Work instructions
Output the records exactly as they appear, with no pictures included.

○ ○ ○

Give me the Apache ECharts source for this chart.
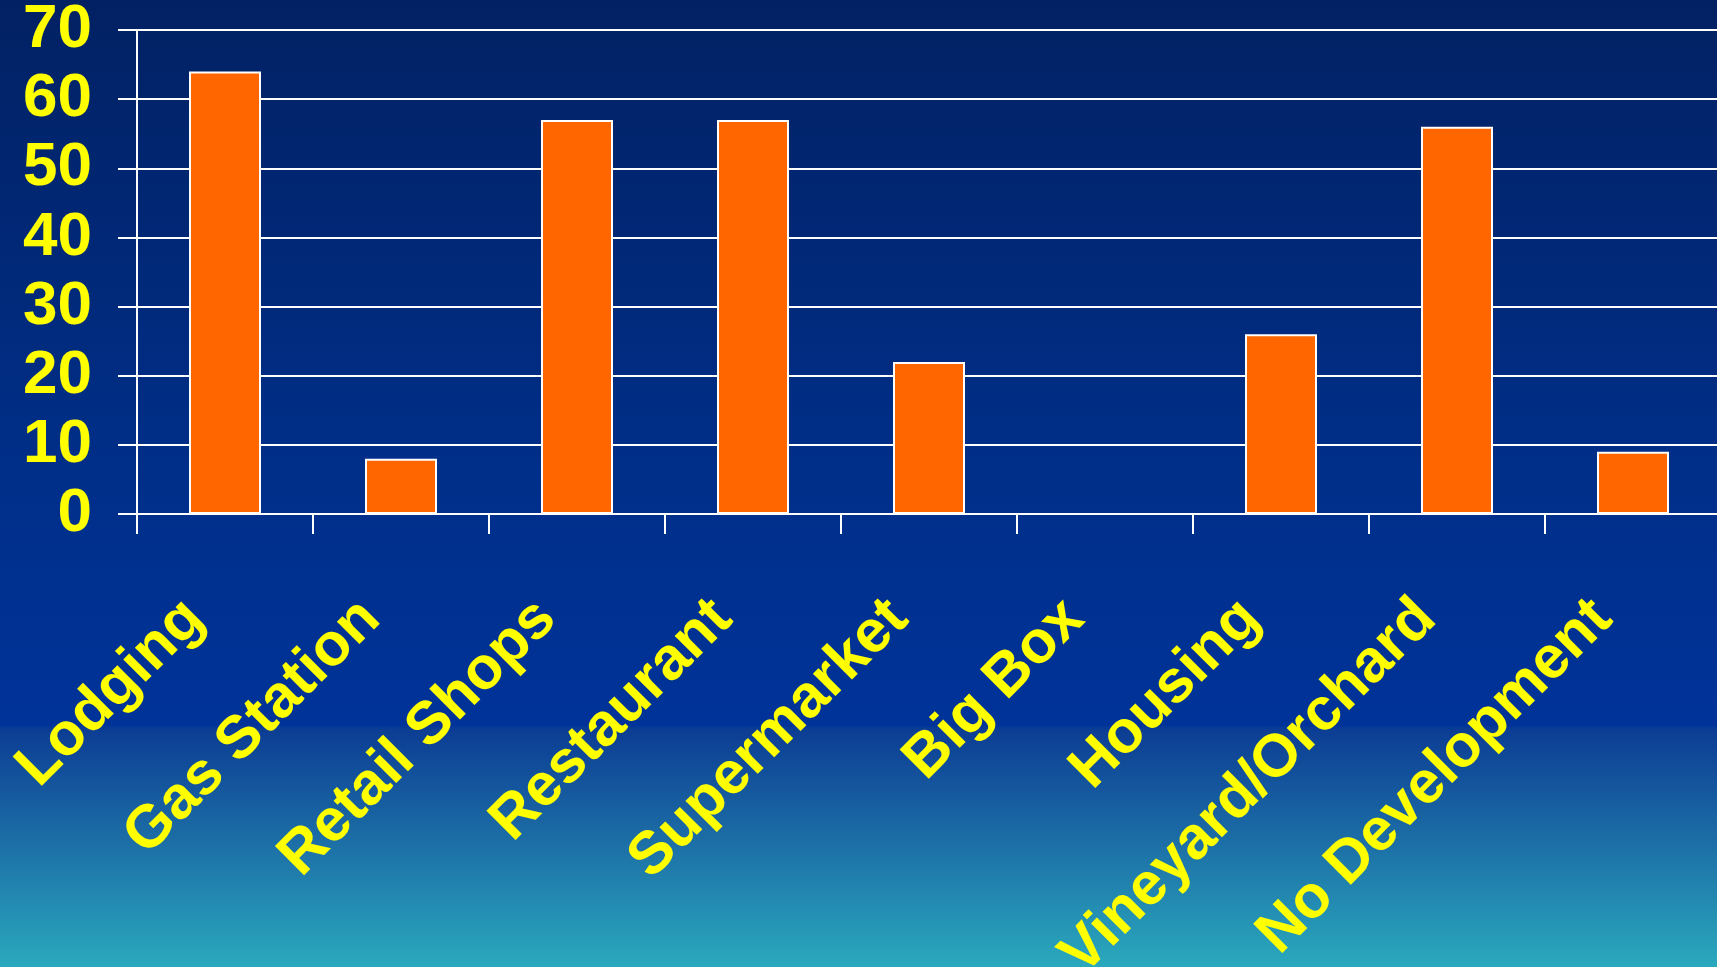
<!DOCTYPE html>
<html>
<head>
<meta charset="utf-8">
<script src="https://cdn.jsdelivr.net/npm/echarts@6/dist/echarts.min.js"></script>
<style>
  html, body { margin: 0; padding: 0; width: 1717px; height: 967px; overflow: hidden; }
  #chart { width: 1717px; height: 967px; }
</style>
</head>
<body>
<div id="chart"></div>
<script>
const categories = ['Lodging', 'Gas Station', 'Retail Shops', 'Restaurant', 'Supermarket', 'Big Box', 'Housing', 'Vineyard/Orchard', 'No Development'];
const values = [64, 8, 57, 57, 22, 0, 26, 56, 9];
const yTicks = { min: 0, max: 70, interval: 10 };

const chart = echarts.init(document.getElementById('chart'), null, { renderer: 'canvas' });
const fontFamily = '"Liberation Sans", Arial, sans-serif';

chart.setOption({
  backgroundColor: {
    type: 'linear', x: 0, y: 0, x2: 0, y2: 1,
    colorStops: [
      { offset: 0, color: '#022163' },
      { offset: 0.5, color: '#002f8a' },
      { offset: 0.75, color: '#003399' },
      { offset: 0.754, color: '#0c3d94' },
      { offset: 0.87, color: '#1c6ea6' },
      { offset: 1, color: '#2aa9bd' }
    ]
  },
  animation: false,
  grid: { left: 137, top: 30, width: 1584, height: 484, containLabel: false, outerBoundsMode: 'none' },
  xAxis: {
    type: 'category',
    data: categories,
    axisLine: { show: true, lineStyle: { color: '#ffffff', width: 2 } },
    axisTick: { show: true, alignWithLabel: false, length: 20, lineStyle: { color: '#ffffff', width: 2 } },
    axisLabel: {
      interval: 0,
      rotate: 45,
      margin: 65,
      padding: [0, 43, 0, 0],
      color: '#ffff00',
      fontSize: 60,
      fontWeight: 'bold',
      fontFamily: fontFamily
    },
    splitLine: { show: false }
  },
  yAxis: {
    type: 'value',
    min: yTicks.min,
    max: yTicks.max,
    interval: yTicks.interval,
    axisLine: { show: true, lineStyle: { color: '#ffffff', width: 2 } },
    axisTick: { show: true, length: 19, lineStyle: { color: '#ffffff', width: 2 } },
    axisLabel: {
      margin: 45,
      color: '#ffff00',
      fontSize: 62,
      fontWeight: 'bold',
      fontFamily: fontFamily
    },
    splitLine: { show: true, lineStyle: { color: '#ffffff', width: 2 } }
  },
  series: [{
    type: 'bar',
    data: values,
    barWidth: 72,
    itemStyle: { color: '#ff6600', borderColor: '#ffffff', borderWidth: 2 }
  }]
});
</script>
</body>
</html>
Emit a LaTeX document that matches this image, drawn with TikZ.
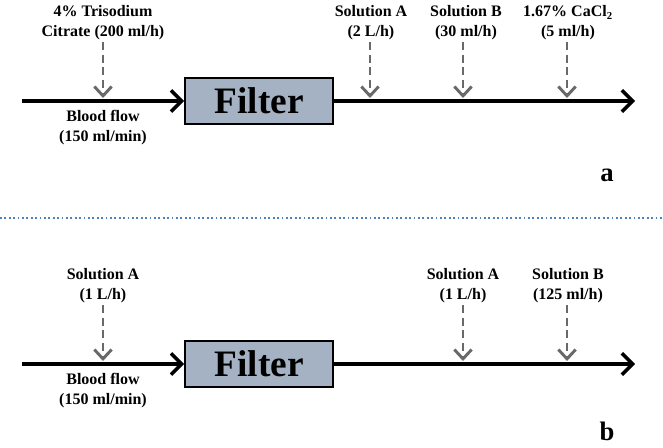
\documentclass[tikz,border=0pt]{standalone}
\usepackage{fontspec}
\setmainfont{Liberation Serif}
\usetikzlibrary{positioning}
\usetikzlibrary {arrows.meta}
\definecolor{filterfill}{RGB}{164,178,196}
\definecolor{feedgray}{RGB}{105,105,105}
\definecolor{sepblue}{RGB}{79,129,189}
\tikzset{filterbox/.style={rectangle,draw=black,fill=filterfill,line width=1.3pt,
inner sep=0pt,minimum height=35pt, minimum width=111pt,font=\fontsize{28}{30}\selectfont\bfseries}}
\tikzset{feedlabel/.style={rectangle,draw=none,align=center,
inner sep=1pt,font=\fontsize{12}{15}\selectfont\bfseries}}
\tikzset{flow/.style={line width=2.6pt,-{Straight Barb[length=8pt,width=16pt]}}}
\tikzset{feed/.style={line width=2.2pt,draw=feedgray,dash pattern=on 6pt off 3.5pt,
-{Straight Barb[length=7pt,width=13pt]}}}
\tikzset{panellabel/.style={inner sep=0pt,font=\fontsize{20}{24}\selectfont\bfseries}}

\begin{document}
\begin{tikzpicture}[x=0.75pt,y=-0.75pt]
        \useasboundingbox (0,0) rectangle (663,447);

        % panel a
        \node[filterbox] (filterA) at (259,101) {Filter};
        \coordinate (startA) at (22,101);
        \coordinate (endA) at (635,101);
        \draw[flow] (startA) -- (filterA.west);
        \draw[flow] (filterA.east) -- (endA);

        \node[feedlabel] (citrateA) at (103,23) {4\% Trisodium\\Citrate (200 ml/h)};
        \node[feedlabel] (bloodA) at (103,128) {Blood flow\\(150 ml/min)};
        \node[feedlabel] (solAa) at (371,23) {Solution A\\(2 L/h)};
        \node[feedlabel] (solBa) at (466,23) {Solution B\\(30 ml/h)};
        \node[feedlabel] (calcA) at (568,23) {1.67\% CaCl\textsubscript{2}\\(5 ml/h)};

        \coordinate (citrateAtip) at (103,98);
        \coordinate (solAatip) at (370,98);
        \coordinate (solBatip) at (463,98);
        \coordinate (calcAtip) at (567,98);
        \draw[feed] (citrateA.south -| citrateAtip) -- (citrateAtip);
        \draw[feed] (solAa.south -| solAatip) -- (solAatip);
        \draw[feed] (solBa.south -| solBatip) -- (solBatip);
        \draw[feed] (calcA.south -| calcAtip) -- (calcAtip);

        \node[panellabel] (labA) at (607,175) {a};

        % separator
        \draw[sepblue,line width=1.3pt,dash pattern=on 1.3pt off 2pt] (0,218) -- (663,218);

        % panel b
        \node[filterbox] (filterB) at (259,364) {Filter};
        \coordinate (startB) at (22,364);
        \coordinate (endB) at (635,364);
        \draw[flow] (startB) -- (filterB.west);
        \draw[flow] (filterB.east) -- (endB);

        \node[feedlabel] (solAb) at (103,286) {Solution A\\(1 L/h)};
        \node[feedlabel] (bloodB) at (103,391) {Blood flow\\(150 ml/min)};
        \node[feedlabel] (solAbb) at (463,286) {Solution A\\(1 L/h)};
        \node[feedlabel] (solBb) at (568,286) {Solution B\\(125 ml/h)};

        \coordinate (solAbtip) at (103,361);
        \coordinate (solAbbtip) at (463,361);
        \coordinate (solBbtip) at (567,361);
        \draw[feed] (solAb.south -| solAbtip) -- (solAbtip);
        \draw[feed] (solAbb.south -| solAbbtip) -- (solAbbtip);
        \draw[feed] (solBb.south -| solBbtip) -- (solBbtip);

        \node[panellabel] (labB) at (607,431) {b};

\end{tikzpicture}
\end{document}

○ ○ ○

Task solution
Give me the Apache ECharts source for this chart.
<!DOCTYPE html>
<html>
<head>
<meta charset="utf-8">
<script src="https://cdn.jsdelivr.net/npm/echarts@6/dist/echarts.min.js"></script>
<style>
  html, body { margin: 0; padding: 0; width: 1717px; height: 967px; overflow: hidden; }
  #chart { width: 1717px; height: 967px; }
</style>
</head>
<body>
<div id="chart"></div>
<script>
const categories = ['Lodging', 'Gas Station', 'Retail Shops', 'Restaurant', 'Supermarket', 'Big Box', 'Housing', 'Vineyard/Orchard', 'No Development'];
const values = [64, 8, 57, 57, 22, 0, 26, 56, 9];
const yTicks = { min: 0, max: 70, interval: 10 };

const chart = echarts.init(document.getElementById('chart'), null, { renderer: 'canvas' });
const fontFamily = '"Liberation Sans", Arial, sans-serif';

chart.setOption({
  backgroundColor: {
    type: 'linear', x: 0, y: 0, x2: 0, y2: 1,
    colorStops: [
      { offset: 0, color: '#022163' },
      { offset: 0.5, color: '#002f8a' },
      { offset: 0.75, color: '#003399' },
      { offset: 0.754, color: '#0c3d94' },
      { offset: 0.87, color: '#1c6ea6' },
      { offset: 1, color: '#2aa9bd' }
    ]
  },
  animation: false,
  grid: { left: 137, top: 30, width: 1584, height: 484, containLabel: false, outerBoundsMode: 'none' },
  xAxis: {
    type: 'category',
    data: categories,
    axisLine: { show: true, lineStyle: { color: '#ffffff', width: 2 } },
    axisTick: { show: true, alignWithLabel: false, length: 20, lineStyle: { color: '#ffffff', width: 2 } },
    axisLabel: {
      interval: 0,
      rotate: 45,
      margin: 65,
      padding: [0, 43, 0, 0],
      color: '#ffff00',
      fontSize: 60,
      fontWeight: 'bold',
      fontFamily: fontFamily
    },
    splitLine: { show: false }
  },
  yAxis: {
    type: 'value',
    min: yTicks.min,
    max: yTicks.max,
    interval: yTicks.interval,
    axisLine: { show: true, lineStyle: { color: '#ffffff', width: 2 } },
    axisTick: { show: true, length: 19, lineStyle: { color: '#ffffff', width: 2 } },
    axisLabel: {
      margin: 45,
      color: '#ffff00',
      fontSize: 62,
      fontWeight: 'bold',
      fontFamily: fontFamily
    },
    splitLine: { show: true, lineStyle: { color: '#ffffff', width: 2 } }
  },
  series: [{
    type: 'bar',
    data: values,
    barWidth: 72,
    itemStyle: { color: '#ff6600', borderColor: '#ffffff', borderWidth: 2 }
  }]
});
</script>
</body>
</html>
Emit a LaTeX document that matches this image, drawn with TikZ.
\documentclass[tikz,border=0pt]{standalone}
\usepackage{fontspec}
\setmainfont{Liberation Serif}
\usetikzlibrary{positioning}
\usetikzlibrary {arrows.meta}
\definecolor{filterfill}{RGB}{164,178,196}
\definecolor{feedgray}{RGB}{105,105,105}
\definecolor{sepblue}{RGB}{79,129,189}
\tikzset{filterbox/.style={rectangle,draw=black,fill=filterfill,line width=1.3pt,
inner sep=0pt,minimum height=35pt, minimum width=111pt,font=\fontsize{28}{30}\selectfont\bfseries}}
\tikzset{feedlabel/.style={rectangle,draw=none,align=center,
inner sep=1pt,font=\fontsize{12}{15}\selectfont\bfseries}}
\tikzset{flow/.style={line width=2.6pt,-{Straight Barb[length=8pt,width=16pt]}}}
\tikzset{feed/.style={line width=2.2pt,draw=feedgray,dash pattern=on 6pt off 3.5pt,
-{Straight Barb[length=7pt,width=13pt]}}}
\tikzset{panellabel/.style={inner sep=0pt,font=\fontsize{20}{24}\selectfont\bfseries}}

\begin{document}
\begin{tikzpicture}[x=0.75pt,y=-0.75pt]
        \useasboundingbox (0,0) rectangle (663,447);

        % panel a
        \node[filterbox] (filterA) at (259,101) {Filter};
        \coordinate (startA) at (22,101);
        \coordinate (endA) at (635,101);
        \draw[flow] (startA) -- (filterA.west);
        \draw[flow] (filterA.east) -- (endA);

        \node[feedlabel] (citrateA) at (103,23) {4\% Trisodium\\Citrate (200 ml/h)};
        \node[feedlabel] (bloodA) at (103,128) {Blood flow\\(150 ml/min)};
        \node[feedlabel] (solAa) at (371,23) {Solution A\\(2 L/h)};
        \node[feedlabel] (solBa) at (466,23) {Solution B\\(30 ml/h)};
        \node[feedlabel] (calcA) at (568,23) {1.67\% CaCl\textsubscript{2}\\(5 ml/h)};

        \coordinate (citrateAtip) at (103,98);
        \coordinate (solAatip) at (370,98);
        \coordinate (solBatip) at (463,98);
        \coordinate (calcAtip) at (567,98);
        \draw[feed] (citrateA.south -| citrateAtip) -- (citrateAtip);
        \draw[feed] (solAa.south -| solAatip) -- (solAatip);
        \draw[feed] (solBa.south -| solBatip) -- (solBatip);
        \draw[feed] (calcA.south -| calcAtip) -- (calcAtip);

        \node[panellabel] (labA) at (607,175) {a};

        % separator
        \draw[sepblue,line width=1.3pt,dash pattern=on 1.3pt off 2pt] (0,218) -- (663,218);

        % panel b
        \node[filterbox] (filterB) at (259,364) {Filter};
        \coordinate (startB) at (22,364);
        \coordinate (endB) at (635,364);
        \draw[flow] (startB) -- (filterB.west);
        \draw[flow] (filterB.east) -- (endB);

        \node[feedlabel] (solAb) at (103,286) {Solution A\\(1 L/h)};
        \node[feedlabel] (bloodB) at (103,391) {Blood flow\\(150 ml/min)};
        \node[feedlabel] (solAbb) at (463,286) {Solution A\\(1 L/h)};
        \node[feedlabel] (solBb) at (568,286) {Solution B\\(125 ml/h)};

        \coordinate (solAbtip) at (103,361);
        \coordinate (solAbbtip) at (463,361);
        \coordinate (solBbtip) at (567,361);
        \draw[feed] (solAb.south -| solAbtip) -- (solAbtip);
        \draw[feed] (solAbb.south -| solAbbtip) -- (solAbbtip);
        \draw[feed] (solBb.south -| solBbtip) -- (solBbtip);

        \node[panellabel] (labB) at (607,431) {b};

\end{tikzpicture}
\end{document}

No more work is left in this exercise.